China is the only country in the region which has been conducting long-term mass balance studies of some glaciers and it has expressed the intention of extending these to more Himalayan glaciers in the near future. India has recently started to study several glaciers for regular mass balance measurements' the centre says. ICIMOD says a lack of good scientific data severely limits our ability to understand present changes or predict future impacts, which are a prerequisite for good decision-making.

Thus the Centre has been promoting development of baseline information related to environmental processes and their changes. In early 2002, ICIMOD initiated a regional inventory of glaciers and glacial lakes, based on desk research and analysis of maps, aerial photographs, and satellite images. Since then, partner institutions have continued this work and developed inventories at national scales.

ICIMOD is now focusing on assimilating existing information and national data and developing a regional database so that a regional monitoring system on the status of cryospheric elements like snow and glaciers can be put in place. Standardisation of methodologies has been given due emphasis to facilitate integration of the database. At present, ICIMOD is conducting research on critical glacial lakes and is promoting the organisation of mass balance measurements in the region.

Based on the analyses we have been doing, we can state that the majority of glaciers in the region are in a general condition of retreat, although with some regional differences. Small glaciers below 5000 metre above sea level will probably disappear by the end of the century, whereas larger glaciers above this level will still exist but be smaller.

But ICIMOD says critics of the IPCC should take little comfort from its error, warning of serious consequences in the downstream river basins.
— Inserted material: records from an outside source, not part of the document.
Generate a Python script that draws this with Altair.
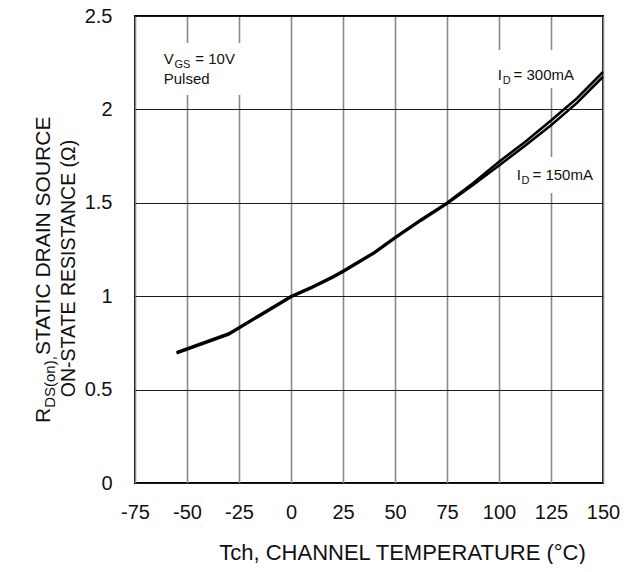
import altair as alt
import pandas as pd

# ---- data ----
temp = [-55, -30, -15, 0, 10, 20, 25, 40, 50, 62.5, 75, 87.5, 100, 112.5, 125, 137.5, 150]
r_300 = [0.70, 0.80, 0.90, 1.00, 1.05, 1.105, 1.135, 1.235, 1.315, 1.41, 1.50, 1.605, 1.72, 1.825, 1.94, 2.06, 2.20]
r_150 = [0.695, 0.795, 0.895, 0.995, 1.045, 1.10, 1.13, 1.23, 1.31, 1.405, 1.495, 1.595, 1.70, 1.805, 1.915, 2.035, 2.175]
series_names = ["ID = 300mA", "ID = 150mA"]

x_ticks = [-75, -50, -25, 0, 25, 50, 75, 100, 125, 150]
y_ticks = [0, 0.5, 1, 1.5, 2, 2.5]

# annotation pieces (main text + subscripts), in data units
ann_text = ["V", "GS", "= 10V", "Pulsed", "I", "D", "= 300mA", "I", "D", "= 150mA"]
ann_T = [-61.2, -56.0, -46.0, -61.2, 99.4, 101.8, 107.0, 108.5, 110.8, 116.1]
ann_R = [2.243, 2.222, 2.243, 2.136, 2.157, 2.136, 2.157, 1.622, 1.601, 1.622]
ann_size = [15, 11, 15, 15, 15, 11, 15, 15, 11, 15]

# white label boxes behind annotations (data units)
box_T = [-64.0, 96.4, 105.9]
box_T2 = [-22.3, 141.0, 147.6]
box_R = [2.077, 2.115, 1.552]
box_R2 = [2.355, 2.318, 1.745]

FONT = "Liberation Sans, Arial, sans-serif"
INK = "#111111"

n = len(temp)
df = pd.DataFrame({
    "T": temp + temp,
    "R": r_300 + r_150,
    "series": [series_names[0]] * n + [series_names[1]] * n,
})
ann = pd.DataFrame({"T": ann_T, "R": ann_R, "text": ann_text, "size": ann_size})
boxes = pd.DataFrame({"T": box_T, "T2": box_T2, "R": box_R, "R2": box_R2})

xs = alt.Scale(domain=[-75, 150], nice=False, zero=False)
ys = alt.Scale(domain=[0, 2.5], nice=False, zero=True)

xaxis = alt.Axis(
    values=x_ticks, labelExpr="'' + datum.value", grid=True,
    gridColor="#8a8a8a", gridWidth=1.6, domain=False, ticks=False,
    labelFont=FONT, labelFontSize=20, labelColor=INK, labelPadding=19,
    labelFlush=False,
    title="Tch, CHANNEL TEMPERATURE (°C)", titleFont=FONT, titleFontSize=22,
    titleFontWeight="normal", titleColor=INK, titleX=267, titleY=76,
    titleBaseline="alphabetic", titleAlign="center",
)
yaxis = alt.Axis(
    values=y_ticks, labelExpr="'' + datum.value", grid=True,
    gridColor="#1a1a1a", gridWidth=1.2, domain=False, ticks=False,
    labelFont=FONT, labelFontSize=20, labelColor=INK, labelPadding=23,
    labelFlush=False, title=None,
)

rects = alt.Chart(boxes).mark_rect(fill="white", stroke=None).encode(
    x=alt.X("T:Q", scale=xs, axis=xaxis),
    x2="T2:Q",
    y=alt.Y("R:Q", scale=ys, axis=yaxis),
    y2="R2:Q",
)

lines = alt.Chart(df).mark_line(color="black", strokeWidth=2.6).encode(
    x=alt.X("T:Q", scale=xs, axis=xaxis),
    y=alt.Y("R:Q", scale=ys, axis=yaxis),
    detail="series:N",
)

labels = alt.Chart(ann).mark_text(
    align="left", baseline="alphabetic", font=FONT, color=INK
).encode(
    x=alt.X("T:Q", scale=xs, axis=xaxis),
    y=alt.Y("R:Q", scale=ys, axis=yaxis),
    text="text:N",
    size=alt.Size("size:Q", scale=None, legend=None),
)

# rotated y-axis title, built from pieces so the subscript stays a subscript
ytitle_text = ["R", "DS(on),", " STATIC DRAIN SOURCE", "ON-STATE RESISTANCE (Ω)"]
ytitle_layers = []
specs = [
    (ytitle_text[0], -85, 407, 21, "left"),
    (ytitle_text[1], -80, 391.8, 15, "left"),
    (ytitle_text[2], -85, 339, 21, "left"),
    (ytitle_text[3], -60, 252.5, 19.5, "center"),
]
for txt, px, py, fs, al in specs:
    ytitle_layers.append(
        alt.Chart(pd.DataFrame({"t": [txt]})).mark_text(
            angle=270, align=al, baseline="alphabetic", font=FONT,
            fontSize=fs, color=INK,
        ).encode(x=alt.value(px), y=alt.value(py), text="t:N")
    )

chart = alt.layer(rects, lines, labels, *ytitle_layers).properties(
    width=468, height=467,
    autosize=alt.AutoSizeParams(type="none"),
    padding={"left": 127, "top": 8, "right": 17, "bottom": 81},
    background="white",
).configure_view(stroke="black", strokeWidth=2)

chart.save("out.html", embed_options={"renderer": "svg", "actions": False})
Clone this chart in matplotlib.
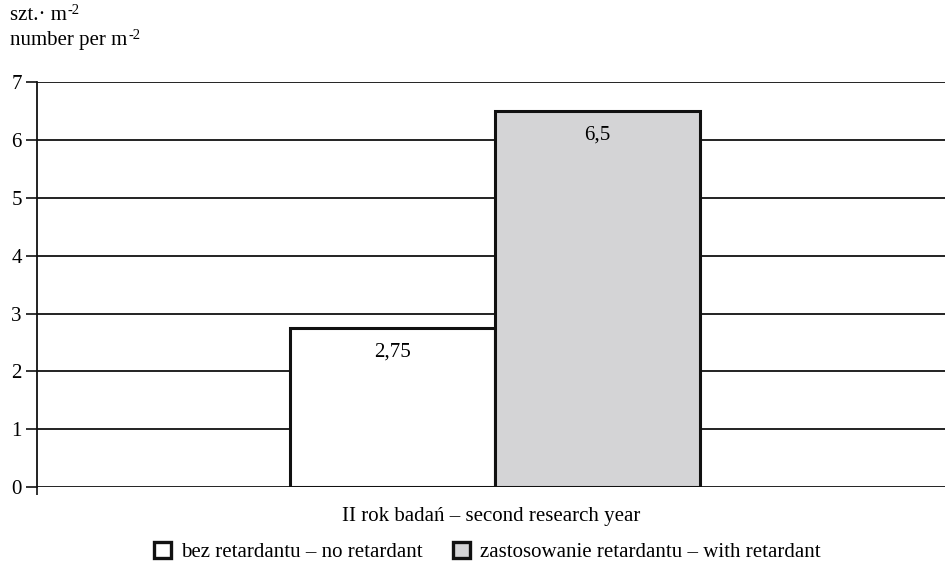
import matplotlib.pyplot as plt
from matplotlib.patches import Patch

plt.rcParams['font.family'] = ['Liberation Serif', 'DejaVu Serif']

series_labels = ['bez retardantu – no retardant',
                 'zastosowanie retardantu – with retardant']
values = [2.75, 6.5]
value_text = ['2,75', '6,5']
bar_colors = ['white', '#d4d4d6']
y_ticks = [0, 1, 2, 3, 4, 5, 6, 7]
fs = 15

fig = plt.figure(figsize=(9.48, 5.63), dpi=100)
ax = fig.add_axes([0.039, 0.135, 0.958, 0.719])

width = 0.4515
center = 0.009
offsets = [center - width / 2, center + width / 2]
for off, v, txt, c in zip(offsets, values, value_text, bar_colors):
    ax.bar(off, v, width=width, color=c, edgecolor='#111111',
           linewidth=2.2, zorder=3)
    ax.text(off, v - 0.42, txt, ha='center', va='center',
            fontsize=fs, zorder=4)

ax.set_xlim(-1, 1)
ax.set_ylim(0, 7)
ax.set_yticks(y_ticks)
ax.set_yticklabels([str(t) for t in y_ticks], fontsize=fs)
ax.yaxis.grid(True, color='#111111', linewidth=1.3, zorder=1)
ax.set_xticks([-1])
ax.set_xticklabels([''])
ax.tick_params(axis='y', direction='out', length=8, width=1.2, pad=3,
               color='#111111')
ax.tick_params(axis='x', direction='out', length=6, width=1.2,
               color='#111111')

for side in ['top', 'right', 'bottom']:
    ax.spines[side].set_visible(False)
ax.spines['left'].set_linewidth(1.3)
ax.spines['left'].set_color('#111111')

ax.set_xlabel('II rok badań – second research year', fontsize=fs,
              labelpad=5)

# unit label with superscripts drawn as separate small texts
for y, txt in [(0.964, 'szt.· m'), (0.92, 'number per m')]:
    t = fig.text(0.011, y, txt, fontsize=fs, va='baseline')
    ax.annotate('-2', xy=(1, 0), xycoords=t, xytext=(0.5, 8),
                textcoords='offset points', fontsize=10.5, va='baseline')

handles = [Patch(facecolor=c, edgecolor='#111111', linewidth=2.4)
           for c in bar_colors]
fig.legend(handles, series_labels, loc='center', ncol=2, frameon=False,
           bbox_to_anchor=(0.514, 0.02), fontsize=fs,
           handlelength=0.8, handleheight=0.8, handletextpad=0.5,
           columnspacing=1.45, borderaxespad=0, borderpad=0)

fig.savefig('out.png', dpi=100)
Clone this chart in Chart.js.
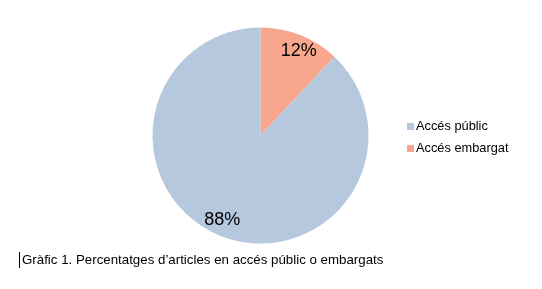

It urges more investment in measuring and understanding the processes at work. 'In this context, the Indian government has taken a decision to establish a specialised glacier research centre. Similarly, the concept of the Third Pole Environment initiated by the Chinese Academy of Sciences will have a positive impact on minimising the gaps in our basic understanding.

ICIMOD is determined to contribute to developing better understanding of basic environmental processes, in particular climate change, glacial melting, and livelihoods impacts downstream, and highly commends these recent efforts made by our member countries.